The AUD/USD exchange rate crashed to the lowest level in more than 11 months as Australia’s bond yields jumped. The pair slipped to 0.6288, continuing a downtrend that started in February 2021 when it peaked at 0.800.
Australia bond rout
The AUD/USD pair has been in a strong sell-off recently as the US dollar rally continued. A major cause of this trend was the soaring long-term government bonds. In the US, the 30-year Treasuries rose to 5.0% for the first time since 2007. The 10-year jumped to 4.70% as concerns about the economy continued.

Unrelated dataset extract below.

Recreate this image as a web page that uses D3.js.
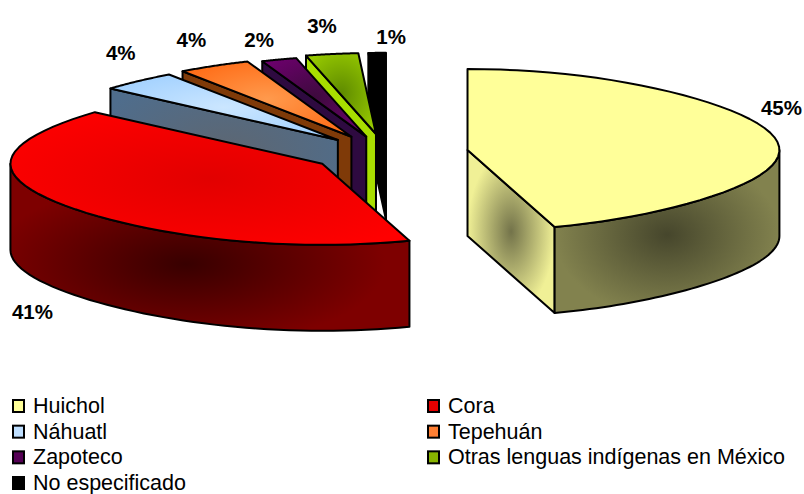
<!DOCTYPE html>
<html><head><meta charset="utf-8"><style>html,body{margin:0;background:#fff}svg{display:block}text{font-family:"Liberation Sans",Arial,sans-serif;fill:#000}</style>
<script src="https://cdn.jsdelivr.net/npm/d3@7"></script></head><body><script>
const categories=["Huichol","Cora","Náhuatl","Tepehuán","Zapoteco","Otras lenguas indígenas en México","No especificado"];
const values=[45,41,4,4,2,3,1];
const labels=["45%","41%","4%","4%","2%","3%","1%"];
const topColors=[["#ffff99","#ffff99"],["#e20000","#ff0000"],["#cbe6ff","#a0d0ff"],["#ff9a4d","#ff6a14"],["#3d0a3d","#6c006c"],["#5e8a00","#99cc00"],["#000000","#000000"]];
const faceColors=[["#73734a","#f0f096"],["#7c0000","#7c0000"],["#5e6670","#4f6d8c"],["#7f3a08","#7f3a08"],["#2e0a40","#2e0a40"],["#a8de00","#a8de00"],["#000000","#000000"]];
const rimColors=[["#46462c","#82824e"],["#380000","#7e0000"]];
const labelNudge=[[7,-22],[-43,110],[-18,-21],[-23,-19],[-20,-13],[-10,-21],[14,-9]];
const legendSwatch=["#ffff99","#e60000","#bfdfff","#ff7f33","#550055","#88b400","#000000"];
const explosion=[80,80,74,77,72,80,80];

const W=804,H=494,cx=388.5,cy=153,R=281,Ry=81,tilt=.24,D=86,bulge=.11;
const svg=d3.select("body").append("svg").attr("width",W).attr("height",H);
const defs=svg.append("defs");
const arcs=d3.pie().sort(null).startAngle(0).endAngle(2*Math.PI)(values);
const apex=(a,E)=>{const m=(a.startAngle+a.endAngle)/2;return [cx+E*Math.sin(m),cy-E*tilt*Math.cos(m)];};
const rim=(c,t)=>{const s=Math.sin(t);return [c[0]+R*s*(1+bulge*Math.abs(s*s*s)),c[1]-Ry*Math.cos(t)];};
const down=p=>[p[0],p[1]+D];
const samples=(t0,t1)=>d3.range(0,49).map(i=>d3.interpolateNumber(t0,t1)(i/48));
const line=d3.line();
function grad(id,c0,c1,fx,fy,r){
  const g=defs.append("radialGradient").attr("id",id).attr("cx",fx).attr("cy",fy).attr("r",r||.62);
  g.append("stop").attr("offset","0").attr("stop-color",c0);
  g.append("stop").attr("offset","1").attr("stop-color",c1);
  return `url(#${id})`;
}
function shape(points,fill,g){
  g.append("path").attr("d",line(points)+"Z").attr("fill",fill).attr("stroke","#000").attr("stroke-width",2).attr("stroke-linejoin","round");
}
const order=d3.range(values.length).reverse().filter(i=>i!==0).concat([0]);
const g=svg.append("g");
order.forEach(i=>{
  const a=arcs[i],c=apex(a,explosion[i]),a0=a.startAngle,a1=a.endAngle;
  const gs=g.append("g");
  if(a0>Math.PI){
    const p=rim(c,a0);
    shape([p,c,down(c),down(p)],grad("f"+i,faceColors[i][0],faceColors[i][1],.5,.5),gs);
  }
  if(a1<Math.PI){
    const p=rim(c,a1);
    shape([c,p,down(p),down(c)],grad("f"+i,faceColors[i][0],faceColors[i][1],.5,.5,.5),gs);
  }
  const s0=Math.max(a0,Math.PI/2),s1=Math.min(a1,3*Math.PI/2);
  if(s1>s0&&i<2){
    const pts=samples(s0,s1).map(t=>rim(c,t));
    shape(pts.concat(pts.map(down).reverse()),grad("r"+i,rimColors[i][0],rimColors[i][1],i?.44:.5,i?.6:.52,.5),gs);
  }
  const top=[c].concat(samples(a0,a1).map(t=>rim(c,t)));
  shape(top,grad("t"+i,topColors[i][0],topColors[i][1],.5,.5),gs);
  const m=(a0+a1)/2,lp=rim(c,m);
  svg.append("text").attr("x",lp[0]+labelNudge[i][0]).attr("y",lp[1]+labelNudge[i][1]).attr("text-anchor","middle")
    .attr("font-size",20.5).attr("font-weight","bold").text(labels[i]);
});
const col=d3.scaleOrdinal().domain([0,1]).range([12,427]);
const row=d3.scaleLinear().domain([0,3]).range([406,483]);
const lg=svg.append("g").selectAll("g").data(categories).join("g")
  .attr("transform",(d,i)=>`translate(${col(i%2===0||i===6?0:1)},${row(Math.floor(i/2))})`);
lg.append("rect").attr("x",1).attr("y",-6).attr("width",11).attr("height",12)
  .attr("fill",(d,i)=>legendSwatch[i]).attr("stroke","#000").attr("stroke-width",2);
lg.append("text").attr("x",21).attr("y",7).attr("font-size",21.5).text(d=>d);
</script></body></html>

These yields pulled back slightly after the weak private non-farm payrolls data. According to ADP, the private sector added just 89k jobs in September after creating over 189k in the previous month. Another report showed that the country’s services PMI dropped to 50.1 in September as it approached the contraction zone of 49.
Australia’s long-term bond yields have also risen, with the 10-year bonds yielding 4.60%, the highest level since 2009. The yields rose even after the Reserve Bank of Australia (RBA) decided to leave interest rates unchanged at 4.1% on Tuesday.
Looking ahead, the AUD/USD pair will react to the upcoming economic data from the United States. First, the US will publish the latest trade numbers for August. Second, the next data to watch will be the upcoming initial and continuing jobless data.
Most importantly, several Federal Reserve officials like Mary Daly, Tom Barkin, and Loretta Mester. These officials will provide more information about the state of the economy and what to expect in the next meetings.
The US will next publish the official non-farm payrolls (NFP) data on Friday. Economists polled by Reuters expect the data to show that the economy added 163k in September while the unemployment rate remained at 3.7%.
AUD/USD technical analysis
The AUD/USD exchange rate continued falling ahead of the upcoming US non-farm payrolls (NFP) data. It slipped below the important support level at 0.6360, the lowest point since August. On the daily chart, the pair dropped below the 50-day moving average while the Money Flow Index (MFI) crossed the neutral point at 50.
The pair moved below the Ichimoku cloud and the crucial support at 0.6461, the lowest swing on May 31st. Therefore, the pair will likely continue falling as sellers target the next key support at 0.6250.